**Task goal**
Exactly as they appear, output all of the records. Skip any images.

Collection entries:
━━━━━━━━━━

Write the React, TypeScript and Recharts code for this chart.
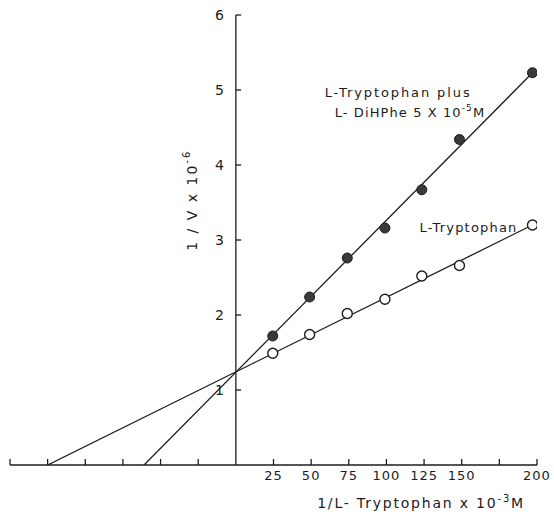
import React from 'react';
import {
  ScatterChart,
  Scatter,
  XAxis,
  YAxis,
  ReferenceLine,
  ReferenceDot,
} from 'recharts';

// 1 / [L-Tryptophan] x 10^-3 M
const concentrations = [24.5, 49, 74, 99, 123.5, 148.5, 197];
// 1/V x 10^-6, L-Tryptophan alone (open circles)
const tryptophanOnly = [1.49, 1.74, 2.02, 2.21, 2.52, 2.66, 3.2];
// 1/V x 10^-6, L-Tryptophan plus L-DiHPhe 5x10^-5 M (filled circles)
const withDiHPhe = [1.72, 2.24, 2.76, 3.16, 3.67, 4.34, 5.23];

// fitted straight lines (x-intercept to last point)
const tryptophanFitX = [-125, 197];
const tryptophanFitY = [0, 3.2];
const diHPheFitX = [-61, 197];
const diHPheFitY = [0, 5.23];

const xTicks = [-150, -125, -100, -75, -50, -25, 0, 25, 50, 75, 100, 125, 150, 175, 200];
const xTickLabels = [25, 50, 75, 100, 125, 150, 200];
const yTicks = [1, 2, 3, 4, 5, 6];

const INK = '#1c1c1c';
const FONT = '"DejaVu Sans", sans-serif';

const openData = concentrations.map((x, i) => ({ x, y: tryptophanOnly[i] }));
const filledData = concentrations.map((x, i) => ({ x, y: withDiHPhe[i] }));
const fitOpen = tryptophanFitX.map((x, i) => ({ x, y: tryptophanFitY[i] }));
const fitFilled = diHPheFitX.map((x, i) => ({ x, y: diHPheFitY[i] }));

const XTick = (props: any) => {
  const { x, y, payload } = props;
  const v = payload.value;
  const show = xTickLabels.includes(v);
  return (
    <g>
      {v !== 0 && <line x1={x} y1={y} x2={x} y2={y - 6} stroke={INK} strokeWidth={1.3} />}
      {show && (
        <text
          x={x}
          y={y + 15}
          textAnchor="middle"
          fontFamily={FONT}
          fontSize={13}
          letterSpacing={1}
          fill={INK}
        >
          {v}
        </text>
      )}
    </g>
  );
};

const OpenDot = (props: any) => {
  const { cx, cy } = props;
  return <circle cx={cx} cy={cy} r={5} fill="#fff" stroke={INK} strokeWidth={1.4} />;
};
const FilledDot = (props: any) => {
  const { cx, cy } = props;
  return <circle cx={cx} cy={cy} r={5} fill="#3a3a3a" stroke={INK} strokeWidth={1} />;
};
const NoDot = () => <g />;

const YLabel = (props: any) => {
  const vb = props.viewBox || {};
  const x = vb.x;
  const y = vb.y;
  return (
    <text
      x={x}
      y={y}
      transform={`rotate(-90 ${x} ${y})`}
      textAnchor="middle"
      dominantBaseline="middle"
      fontFamily={FONT}
      fontSize={14}
      letterSpacing={2}
      fill={INK}
    >
      1 / V x 10
      <tspan dy={-6} fontSize={10}>-6</tspan>
    </text>
  );
};

const Annot1 = (props: any) => {
  const vb = props.viewBox || {};
  return (
    <g>
      <text x={vb.x} y={vb.y} fontFamily={FONT} fontSize={13} letterSpacing={1.9} fill={INK}>
        L-Tryptophan plus
      </text>
      <text x={vb.x + 10} y={vb.y + 20} fontFamily={FONT} fontSize={13} letterSpacing={1.1} fill={INK}>
        L- DiHPhe 5 X 10
        <tspan dy={-6} fontSize={9}>-5</tspan>
        <tspan dy={6}>M</tspan>
      </text>
    </g>
  );
};

const Annot2 = (props: any) => {
  const vb = props.viewBox || {};
  return (
    <text x={vb.x} y={vb.y} fontFamily={FONT} fontSize={13} letterSpacing={1.2} fill={INK}>
      L-Tryptophan
    </text>
  );
};

const XLabel = (props: any) => {
  const vb = props.viewBox || {};
  return (
    <text x={vb.x} y={vb.y} fontFamily={FONT} fontSize={14} letterSpacing={1.8} fill={INK}>
      1/L- Tryptophan x 10
      <tspan dy={-6} fontSize={10}>-3</tspan>
      <tspan dy={6}>M</tspan>
    </text>
  );
};

export default function App() {
  return (
    <div style={{ position: 'absolute', left: 0, top: 0, background: '#fff' }}>
      <ScatterChart width={554} height={514} margin={{ top: 15, right: 17, bottom: 19, left: 10 }}>
        <XAxis
          type="number"
          dataKey="x"
          domain={[-150, 200]}
          ticks={xTicks}
          interval={0}
          allowDataOverflow
          height={30}
          tickSize={0}
          tickMargin={0}
          tick={<XTick />}
          axisLine={{ stroke: INK, strokeWidth: 1.3 }}
          tickLine={false}
        />
        <YAxis type="number" dataKey="y" domain={[0, 6]} hide allowDataOverflow />
        <ReferenceLine x={0} stroke={INK} strokeWidth={1.3} />
        {yTicks.map((k) => (
          <ReferenceLine
            key={k}
            segment={[{ x: 0, y: k }, { x: 3.5, y: k }]}
            stroke={INK}
            strokeWidth={1.3}
            label={{
              value: String(k),
              position: 'left',
              offset: 12,
              fill: INK,
              fontSize: 14,
              fontFamily: FONT,
            }}
          />
        ))}
        <Scatter
          data={fitOpen}
          line={{ stroke: INK, strokeWidth: 1.3 }}
          shape={<NoDot />}
          isAnimationActive={false}
        />
        <Scatter
          data={fitFilled}
          line={{ stroke: INK, strokeWidth: 1.3 }}
          shape={<NoDot />}
          isAnimationActive={false}
        />
        <Scatter data={openData} shape={<OpenDot />} isAnimationActive={false} />
        <Scatter data={filledData} shape={<FilledDot />} isAnimationActive={false} />
        <ReferenceDot x={-28.6} y={3.53} r={0} fill="none" stroke="none" label={<YLabel />} />
        <ReferenceDot x={59} y={4.91} r={0} fill="none" stroke="none" label={<Annot1 />} />
        <ReferenceDot x={122} y={3.11} r={0} fill="none" stroke="none" label={<Annot2 />} />
        <ReferenceDot x={54} y={-0.57} r={0} fill="none" stroke="none" label={<XLabel />} ifOverflow="visible" />
      </ScatterChart>
    </div>
  );
}
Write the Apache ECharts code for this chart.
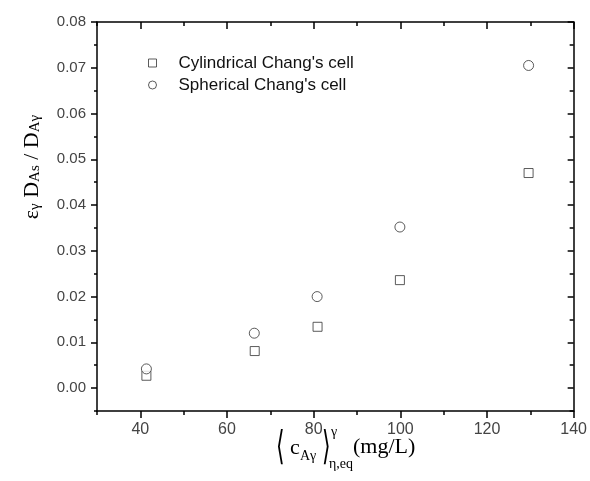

━━━━━━━━━━

**Result**
Write the React, TypeScript and Recharts code for this chart.
import React from 'react';
import {
  ScatterChart,
  Scatter,
  XAxis,
  YAxis,
  ReferenceLine,
  ReferenceDot,
} from 'recharts';

// 1 / [L-Tryptophan] x 10^-3 M
const concentrations = [24.5, 49, 74, 99, 123.5, 148.5, 197];
// 1/V x 10^-6, L-Tryptophan alone (open circles)
const tryptophanOnly = [1.49, 1.74, 2.02, 2.21, 2.52, 2.66, 3.2];
// 1/V x 10^-6, L-Tryptophan plus L-DiHPhe 5x10^-5 M (filled circles)
const withDiHPhe = [1.72, 2.24, 2.76, 3.16, 3.67, 4.34, 5.23];

// fitted straight lines (x-intercept to last point)
const tryptophanFitX = [-125, 197];
const tryptophanFitY = [0, 3.2];
const diHPheFitX = [-61, 197];
const diHPheFitY = [0, 5.23];

const xTicks = [-150, -125, -100, -75, -50, -25, 0, 25, 50, 75, 100, 125, 150, 175, 200];
const xTickLabels = [25, 50, 75, 100, 125, 150, 200];
const yTicks = [1, 2, 3, 4, 5, 6];

const INK = '#1c1c1c';
const FONT = '"DejaVu Sans", sans-serif';

const openData = concentrations.map((x, i) => ({ x, y: tryptophanOnly[i] }));
const filledData = concentrations.map((x, i) => ({ x, y: withDiHPhe[i] }));
const fitOpen = tryptophanFitX.map((x, i) => ({ x, y: tryptophanFitY[i] }));
const fitFilled = diHPheFitX.map((x, i) => ({ x, y: diHPheFitY[i] }));

const XTick = (props: any) => {
  const { x, y, payload } = props;
  const v = payload.value;
  const show = xTickLabels.includes(v);
  return (
    <g>
      {v !== 0 && <line x1={x} y1={y} x2={x} y2={y - 6} stroke={INK} strokeWidth={1.3} />}
      {show && (
        <text
          x={x}
          y={y + 15}
          textAnchor="middle"
          fontFamily={FONT}
          fontSize={13}
          letterSpacing={1}
          fill={INK}
        >
          {v}
        </text>
      )}
    </g>
  );
};

const OpenDot = (props: any) => {
  const { cx, cy } = props;
  return <circle cx={cx} cy={cy} r={5} fill="#fff" stroke={INK} strokeWidth={1.4} />;
};
const FilledDot = (props: any) => {
  const { cx, cy } = props;
  return <circle cx={cx} cy={cy} r={5} fill="#3a3a3a" stroke={INK} strokeWidth={1} />;
};
const NoDot = () => <g />;

const YLabel = (props: any) => {
  const vb = props.viewBox || {};
  const x = vb.x;
  const y = vb.y;
  return (
    <text
      x={x}
      y={y}
      transform={`rotate(-90 ${x} ${y})`}
      textAnchor="middle"
      dominantBaseline="middle"
      fontFamily={FONT}
      fontSize={14}
      letterSpacing={2}
      fill={INK}
    >
      1 / V x 10
      <tspan dy={-6} fontSize={10}>-6</tspan>
    </text>
  );
};

const Annot1 = (props: any) => {
  const vb = props.viewBox || {};
  return (
    <g>
      <text x={vb.x} y={vb.y} fontFamily={FONT} fontSize={13} letterSpacing={1.9} fill={INK}>
        L-Tryptophan plus
      </text>
      <text x={vb.x + 10} y={vb.y + 20} fontFamily={FONT} fontSize={13} letterSpacing={1.1} fill={INK}>
        L- DiHPhe 5 X 10
        <tspan dy={-6} fontSize={9}>-5</tspan>
        <tspan dy={6}>M</tspan>
      </text>
    </g>
  );
};

const Annot2 = (props: any) => {
  const vb = props.viewBox || {};
  return (
    <text x={vb.x} y={vb.y} fontFamily={FONT} fontSize={13} letterSpacing={1.2} fill={INK}>
      L-Tryptophan
    </text>
  );
};

const XLabel = (props: any) => {
  const vb = props.viewBox || {};
  return (
    <text x={vb.x} y={vb.y} fontFamily={FONT} fontSize={14} letterSpacing={1.8} fill={INK}>
      1/L- Tryptophan x 10
      <tspan dy={-6} fontSize={10}>-3</tspan>
      <tspan dy={6}>M</tspan>
    </text>
  );
};

export default function App() {
  return (
    <div style={{ position: 'absolute', left: 0, top: 0, background: '#fff' }}>
      <ScatterChart width={554} height={514} margin={{ top: 15, right: 17, bottom: 19, left: 10 }}>
        <XAxis
          type="number"
          dataKey="x"
          domain={[-150, 200]}
          ticks={xTicks}
          interval={0}
          allowDataOverflow
          height={30}
          tickSize={0}
          tickMargin={0}
          tick={<XTick />}
          axisLine={{ stroke: INK, strokeWidth: 1.3 }}
          tickLine={false}
        />
        <YAxis type="number" dataKey="y" domain={[0, 6]} hide allowDataOverflow />
        <ReferenceLine x={0} stroke={INK} strokeWidth={1.3} />
        {yTicks.map((k) => (
          <ReferenceLine
            key={k}
            segment={[{ x: 0, y: k }, { x: 3.5, y: k }]}
            stroke={INK}
            strokeWidth={1.3}
            label={{
              value: String(k),
              position: 'left',
              offset: 12,
              fill: INK,
              fontSize: 14,
              fontFamily: FONT,
            }}
          />
        ))}
        <Scatter
          data={fitOpen}
          line={{ stroke: INK, strokeWidth: 1.3 }}
          shape={<NoDot />}
          isAnimationActive={false}
        />
        <Scatter
          data={fitFilled}
          line={{ stroke: INK, strokeWidth: 1.3 }}
          shape={<NoDot />}
          isAnimationActive={false}
        />
        <Scatter data={openData} shape={<OpenDot />} isAnimationActive={false} />
        <Scatter data={filledData} shape={<FilledDot />} isAnimationActive={false} />
        <ReferenceDot x={-28.6} y={3.53} r={0} fill="none" stroke="none" label={<YLabel />} />
        <ReferenceDot x={59} y={4.91} r={0} fill="none" stroke="none" label={<Annot1 />} />
        <ReferenceDot x={122} y={3.11} r={0} fill="none" stroke="none" label={<Annot2 />} />
        <ReferenceDot x={54} y={-0.57} r={0} fill="none" stroke="none" label={<XLabel />} ifOverflow="visible" />
      </ScatterChart>
    </div>
  );
}
Write the Apache ECharts code for this chart.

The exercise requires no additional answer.